UNCF represents a broad range of HBCUs and predominantly Black institutions (PBIs) and plans to expand to include more than 50 institutions in 2023. Ed Smith-Lewis, the head of the UNCF Institute for Capacity Building and the organization's vice president of strategic partnerships and institutional programs, pointed out that the schools UNCF supports have always done a lot more with a lot less.
"They graduate more Black students who go on to lift, not only their families, but entire communities," he said. "Now, we're about to show the world just how much Black colleges and universities can teach the rest of higher education to support the success of all their students in institutionalizing educational equity."
The AASCU also heralded the foundation’s investment.
"The level of support is significant and means that AASCU member institutions will continue to lead the nation on postsecondary student success for America’s new majority at state colleges and universities," AASCU President Mildred García said in a statement.

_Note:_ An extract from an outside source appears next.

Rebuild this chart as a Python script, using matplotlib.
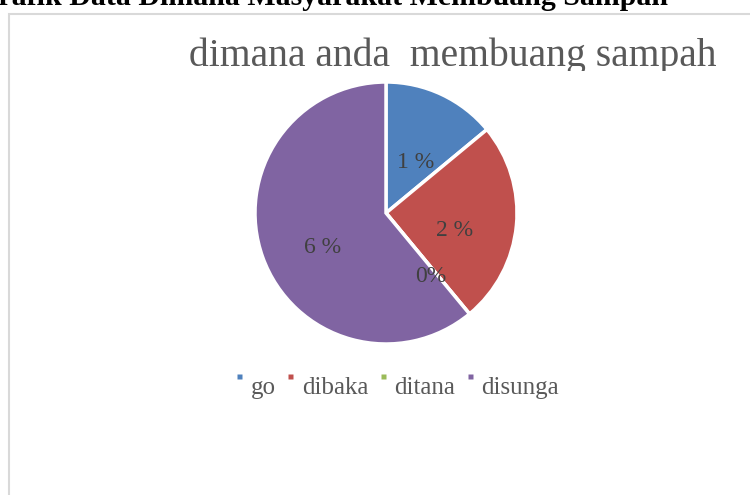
import matplotlib
matplotlib.use("Agg")
import matplotlib.pyplot as plt
from matplotlib.patches import Rectangle
from matplotlib.lines import Line2D
from matplotlib.path import Path
from matplotlib.transforms import offset_copy

categories = ["go", "dibaka", "ditana", "disunga"]
values = [14, 25, 0, 61]
data_labels = ["1 %", "2 %", "0%", "6 %"]
colors = ["#4F81BD", "#C0504D", "#9BBB59", "#8064A2"]
page_title = "Grafik Data Dimana Masyarakat Membuang Sampah"
chart_title = "dimana anda  membuang sampah"

W, H = 750, 495
fig = plt.figure(figsize=(W / 100, H / 100), dpi=100)
fig.patch.set_facecolor("white")

def fx(px):
    return px / W

def fy(py):
    return 1 - py / H

serif = ["Liberation Serif", "DejaVu Serif"]

# chart frame (extends past the right and bottom edges)
fig.patches.append(Rectangle((fx(8.5), fy(560)), fx(800), fy(13.5) - fy(560),
                             transform=fig.transFigure, fill=False,
                             edgecolor="#d9d9d9", linewidth=1.5, zorder=1))

# page caption (cut at top, as in the source image)
fig.text(fx(668), fy(5), page_title, ha="right", va="baseline",
         fontsize=21.5, fontweight="bold", family=serif, color="black")

# chart title
fig.text(fx(453), fy(66), chart_title, ha="center", va="baseline",
         fontsize=28.5, family=serif, color="#595959")

ax = fig.add_axes([fx(255), fy(344), fx(262), fy(82) - fy(344)])
wedges, texts = ax.pie(values, colors=colors, startangle=90, counterclock=False,
                       labels=data_labels, labeldistance=0.52,
                       wedgeprops=dict(edgecolor="white", linewidth=2.5),
                       textprops=dict(fontsize=17, family=serif, color="#404040"))
for t in texts:
    t.set_ha("center")
    t.set_va("center")
    t.set_transform(offset_copy(t.get_transform(), fig=fig, x=1, y=-11, units="dots"))
ax.set_xlim(-1, 1)
ax.set_ylim(-1, 1)
ax.set_aspect("equal")
ax.axis("off")

# legend with small raised square markers
sq = Path([(-0.2, 0.6), (0.2, 0.6), (0.2, 1.0), (-0.2, 1.0), (-0.2, 0.6)],
          [Path.MOVETO, Path.LINETO, Path.LINETO, Path.LINETO, Path.CLOSEPOLY])
handles = [Line2D([], [], linestyle="none", marker=sq, markersize=18,
                  markerfacecolor=c, markeredgecolor="none") for c in colors]
leg = fig.legend(handles, categories, ncol=4, loc="center",
                 bbox_to_anchor=(fx(396), fy(388)), frameon=False,
                 handlelength=0.5, handletextpad=0.2, columnspacing=0.35,
                 prop=dict(family=serif, size=18))
for t in leg.get_texts():
    t.set_color("#595959")

# cropping of the source image (bottom of title and legend cut)
fig.patches.append(Rectangle((fx(150), fy(78)), fx(600), fy(70.5) - fy(78),
                             transform=fig.transFigure, facecolor="white",
                             edgecolor="none", zorder=20))
fig.patches.append(Rectangle((fx(200), fy(406)), fx(420), fy(398.5) - fy(406),
                             transform=fig.transFigure, facecolor="white",
                             edgecolor="none", zorder=20))

fig.savefig("out.png", dpi=100, facecolor="white")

It has already selected 19 institutions to participate in its Student Success Equity Intensive (SSEI), which accelerates institutional transformation by providing customized support for making data-informed decisions grounded in students’ realities.
"For over 50 years, AASCU has partnered with member institutions to deliver on America’s promise of access, affordability, and educational opportunity," said García. "The Student Success Equity Intensive articulates an equity imperative to help everyone see their role in ensuring success for Black, Latinx, Indigenous, and low-income students."